Aleida Greve wrote her will with a single, unusual demand: her sitting room must remain untouched. The paintings on the walls, the furniture arranged just so, the curiosities on the shelves, all of it had to stay in place after her death. Three hundred years later, it has. The room at Melkmarkt 53 in Zwolle still holds the art collection of an early 18th-century Dutch lady, more or less as she left it. It is one of the very few intact examples in Europe of a private female-curated gallery from the period, and it survives because a single woman insisted, in a legal document, that the future leave her sitting room alone.

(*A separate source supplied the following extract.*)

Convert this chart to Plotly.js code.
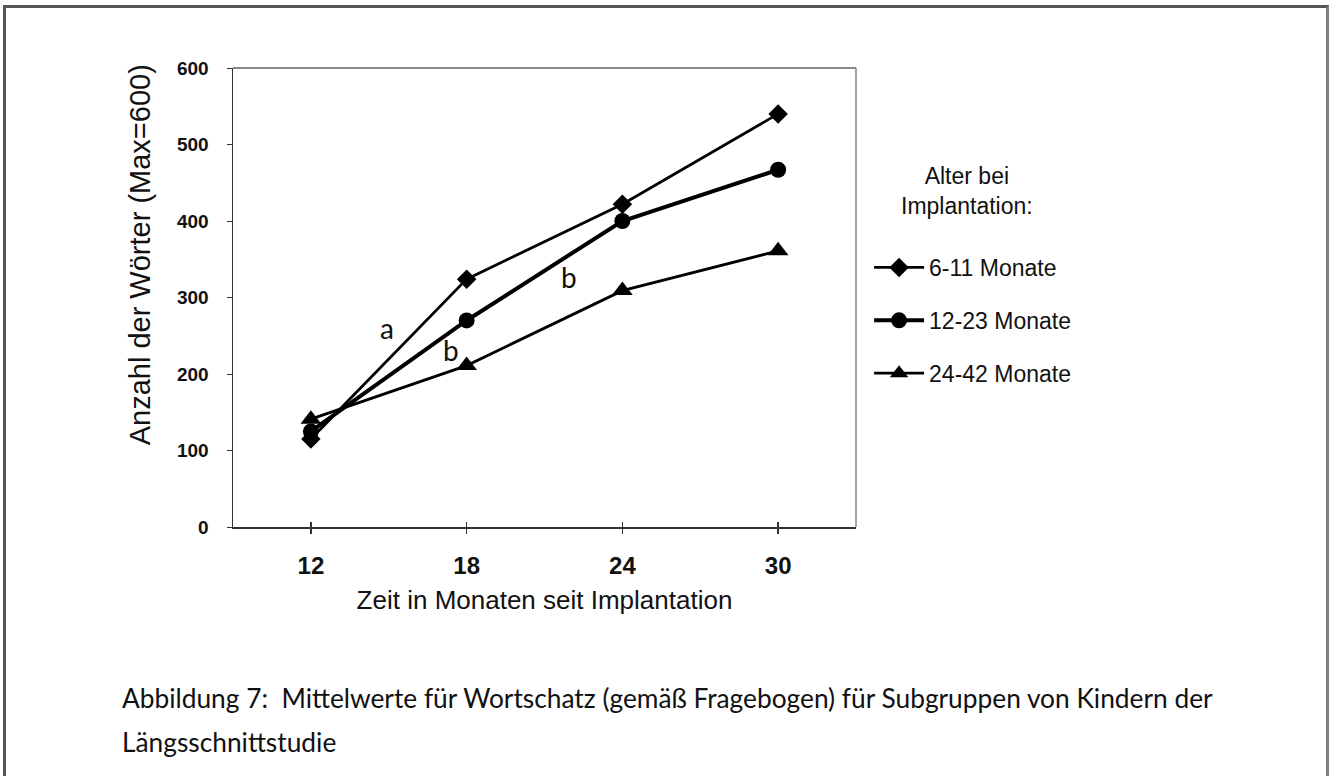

When the house was first built, it stood at the waterfront. The Grote Aa, a tributary of the Zwarte Water, ran through Zwolle then, and ships moored just outside this address to be weighed and to portage between river systems. The old weigh house stood nearby. In the early 17th century a merchant named Hendrik Wolfsen expanded and improved the facade, probably to his own specifications. His daughter, the painter Aleijda Wolfsen, was born here on 22 October 1648. After cholera outbreaks in the 19th century the city filled in the Grote Aa entirely, and Melkmarkt became a street instead of a harbour. The house that once looked out at moored cargo ships now faces shop windows.
Aleijda Wolfsen kept painting after her marriage, working from a studio added to the house during her lifetime. Her sitting room, the Grote Sael, was fitted with a carved mantelpiece, and the hallways got marble floors and carved woodwork. Then in 1686, something rarer happened. A small painting school opened in the house under the instruction of Wilhelmus Beurs, and his pupils were four women: the half-sisters Cornelia van Marle and Aleida Greve, along with Sophia Holt and Anna Cornelia Holt. Beurs published a book on painting in 1692 and dedicated it to these four students. Its frontispiece shows three women in a room contemplating three paintings the same size as the ones they had made under his teaching. Works the women produced in 1686 still hang in the regent's room today.
Aleijda Wolfsen died in 1692 giving birth to her fifteenth child. The historical sources note her age and circumstance briefly, but the line carries the weight of how often early modern women's lives ended this way. In 1706 her former pupil Aleida Greve and Greve's younger sisters bought the house from Wolfsen's heirs. Greve eventually wrote the will that locked the sitting room in place. After her death the property became the Vrouwenhuis, the Women's House, an old age home for women that gave the building its current name. Since 1987 the ground floor and the oldest sections function as a museum, while some of the former ladies' rooms upstairs are rented to younger women. The continuity is unusual: a house owned by women, lived in by women, and now still partly occupied by them.
The art on the walls is the heart of what makes the Vrouwenhuis significant. Paintings by Greve, by the Holt sisters, by van Marle, and quite possibly some left over from Aleijda Wolfsen herself, hang in roughly the arrangement Greve fixed in her will. Whether each canvas was painted in the house, collected elsewhere by the sisters, or inherited from Wolfsen is not always clear, and the historians who have studied the collection treat that ambiguity as part of its texture. The most famous artist represented apart from the women themselves is Peter van den Velde, the Antwerp marine painter, whose signed View of Gibraltar hangs in the regent's room along with two more marine views likely from his hand. The museum is small and accessible only by special request, which keeps it close to what Greve intended: a private room kept private.
The Vrouwenhuis sits at 52.513N, 6.090E on Melkmarkt in central Zwolle, in the Dutch province of Overijssel. From the air the building is hidden among the dense rooftops of the medieval city core, a few hundred meters north of the Sassenpoort gatehouse. The IJssel river runs to the west, the Zwarte Water to the north. Look for the kink in the street pattern where the old Grote Aa waterway was filled in during the 19th century. Closest airfield is Lelystad (EHLE) to the southwest. Groningen Eelde (EHGG) lies north, Schiphol (EHAM) about 110 km west. Best appreciated on foot rather than from the air, but the surrounding old town reads clearly from low cruising altitude in clear weather.